Entries for this year's contest were especially robust, with 205 total submissions across the seven contests. The GMU Rinehart Fiction Award garnered the most submissions (37), with nearly 30 submissions for each of the other awards.

Congratulations to the winners and runners-up! Here are the results and some comments from the judges:

GMU Rinehart Fiction Award | $1,000; $250 — Judge: Amina Gautier (https://aminagautier.wordpress.com/)

Winner: Abigail Mills “Self-Portrait in Plasteline”
“From its compelling opening paragraph to its fleshy end, perfect pace, compelling characterization, believable action, and satisfyingly gorgeous last line, 'Self-Portrait in Plasteline' is a portrait of assured writing. Taking sculpture as its subject, this story captures the hunger and passion that drives all artists and reminds us why we create in the first place.”

Runner-up: Emily Weisenberger “A Living”
“‘A Living’ provides a funny and fresh take on the office workplace story with its satiric and innovative portrayal of what happens when ‘work-life balance’ goes awry.”


GMU Rinehart Nonfiction Award | $1,000; $250 — Judge: Andrew Bertaina
(https://andrewbertaina.com/)

Winner: Matti-Ben Lev “A Love Supreme”
“'A Love Supreme' expertly weaves together the narrator's relationship with his father with the career and life of John Coltrane. The essay is both complex in its structure and themes, including addiction and recovery, as well as its surprisingly moving evocation of the love that a father has for his son. However, I haven't selected the essay because that love is easy or conclusive. Rather, the essay shows the reader how difficult people can be to love and how difficult an essay can be to wrangle into the shape we desire. Ultimately, I found the essay emotionally moving and stylistically interesting.”

Runner-up: Martheaus Perkins “Five Finger Paintings”
“This essay is a really pleasing example of the way the essay can be a container for almost anything, and I love writing that highlights the breadth of the form. This writer examines the painting of Jean-Michel Basquiat, racism, family history, mental health, and feedback on the very essay that we're reading. Rather than chaotic, this essay neatly captures the creative process, which is full of the bending and swerving as the mind tries to make meaning out of the world. It was a pleasure to read.”

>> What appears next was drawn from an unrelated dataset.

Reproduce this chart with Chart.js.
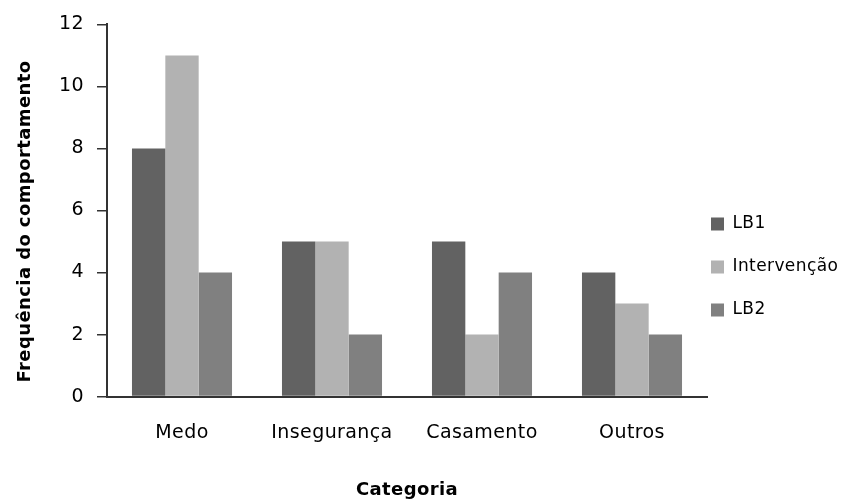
<!DOCTYPE html>
<html lang="pt">
<head>
<meta charset="utf-8">
<title>Frequência do comportamento por categoria</title>
<script src="https://cdn.jsdelivr.net/npm/chart.js@4"></script>
<style>
    html, body { margin: 0; padding: 0; background: #fff; overflow: hidden; }
    #grafico { display: block; }
</style>
</head>
<body>
<canvas id="grafico" width="866" height="503"></canvas>
<script>
/* =======================
   DADOS
======================= */

const categorias = ["Medo", "Insegurança", "Casamento", "Outros"];

const lb1 = [8, 5, 5, 4];
const intervencao = [11, 5, 2, 3];
const lb2 = [4, 2, 4, 2];

const ticksY = [0, 2, 4, 6, 8, 10, 12];

/* =======================
   ESTILO
======================= */

const FONTE = "'DejaVu Sans', sans-serif";
const ESPACO_LETRAS = "0.4px";
const COR_TEXTO = "#000";
const COR_EIXO = "#333";

// o texto do original é largo: um pouco de espaço entre letras
const espacamento = {
    id: "espacamento",
    beforeLayout(chart) { chart.ctx.letterSpacing = ESPACO_LETRAS; },
    beforeDraw(chart) { chart.ctx.letterSpacing = ESPACO_LETRAS; }
};

// legenda encostada ao gráfico, a meia altura
const legendaPos = {
    id: "legendaPos",
    afterLayout(chart) {
        const lg = chart.legend;
        const pad = lg.options.labels.padding;
        const w = lg.width;
        lg.left = chart.chartArea.right + 4 - pad;
        lg.right = lg.left + w;
        lg.top = chart.chartArea.top + 191 - pad;
    }
};

// título do eixo y um pouco abaixo do centro, como no original
const tituloY = {
    id: "tituloY",
    beforeDraw(chart) {
        const s = chart.scales.y;
        if (s._tituloDesviado) return;
        const orig = s.drawTitle.bind(s);
        s.drawTitle = function () {
            chart.ctx.save();
            chart.ctx.translate(0, 11);
            orig();
            chart.ctx.restore();
        };
        s._tituloDesviado = true;
    }
};

/* =======================
   GRÁFICO
======================= */

new Chart(document.getElementById("grafico"), {
    type: "bar",
    data: {
        labels: categorias,
        datasets: [
            { label: "LB1", data: lb1, backgroundColor: "#626262" },
            { label: "Intervenção", data: intervencao, backgroundColor: "#b2b2b2" },
            { label: "LB2", data: lb2, backgroundColor: "#808080" }
        ]
    },
    options: {
        responsive: false,
        animation: false,
        devicePixelRatio: 1,
        datasets: {
            bar: { barPercentage: 1, categoryPercentage: 0.667, borderWidth: 0 }
        },
        layout: { padding: { top: 22, right: 0, bottom: 0, left: 0 } },
        scales: {
            x: {
                grid: { display: false, drawTicks: false, tickLength: 0 },
                border: { display: true, color: COR_EIXO, width: 2 },
                ticks: {
                    color: COR_TEXTO,
                    padding: 25,
                    font: { family: FONTE, size: 19 }
                },
                title: {
                    display: true,
                    text: "Categoria",
                    color: COR_TEXTO,
                    padding: { top: 10, bottom: 2 },
                    font: { family: FONTE, size: 18, weight: "bold" }
                }
            },
            y: {
                min: 0,
                max: 12,
                afterBuildTicks(scale) {
                    scale.ticks = ticksY.map(v => ({ value: v }));
                },
                afterFit(scale) { scale.width = 107; },
                grid: {
                    drawOnChartArea: false,
                    drawTicks: true,
                    tickLength: 10,
                    color: COR_EIXO,
                    lineWidth: 1.5
                },
                border: { display: true, color: COR_EIXO, width: 2 },
                ticks: {
                    color: COR_TEXTO,
                    padding: 13,
                    font: { family: FONTE, size: 19 }
                },
                title: {
                    display: true,
                    text: "Frequência do comportamento",
                    color: COR_TEXTO,
                    padding: { top: 15, bottom: 4 },
                    font: { family: FONTE, size: 18, weight: "bold" }
                }
            }
        },
        plugins: {
            legend: {
                position: "right",
                align: "start",
                maxWidth: 159,
                labels: {
                    color: COR_TEXTO,
                    boxWidth: 13,
                    boxHeight: 13,
                    padding: 26,
                    font: { family: FONTE, size: 17 }
                }
            },
            tooltip: { enabled: false }
        }
    },
    plugins: [espacamento, legendaPos, tituloY]
});
</script>
</body>
</html>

GMU Rinehart Poetry Award | $1,000; $250 — Judge: Kemi Alabi
(https://www.kemialabi.com/)

Winner: Matti Ben-Lev “Grateful”
“This poem sketched a portrait that lingered in my mind long after its closing line. The focused scene of ‘Grateful’ introduces readers to a complicated character vividly rendered, showcasing the power of close attention.”

Runner-up: Noa Cohen “Change in Season”
“This poem reveals the absurdity of peace once one has known violence, inviting readers into the speaker’s dissonance with powerful enjambments and a shapeshifting question.”


Virginia Downs-Mark Craver EcoPoetry Award | $1,000; $250 — Judge: Madeleine Wattenberg
(https://www.madeleinewattenberg.com/)

Winner: Martheaus Perkins “Auntie Conjure”
“This poem immediately impressed me with its expansiveness. It lists leaders of slave revolts while meadow voles sing hymns. It knows it is important to say names of the dead alongside names of the living. The poem also offers a crucial reminder that we cannot address exploitation of the natural world without accounting for how Earth has been (sometimes quite literally) shaped by the legacy of slavery and anti-Blackness. The poem doesn’t offer the respite of certainty, but it makes one thing clear—the dirt is made of Blues and Gospel. After reading this poem, I’ll be listening more closely for its music.”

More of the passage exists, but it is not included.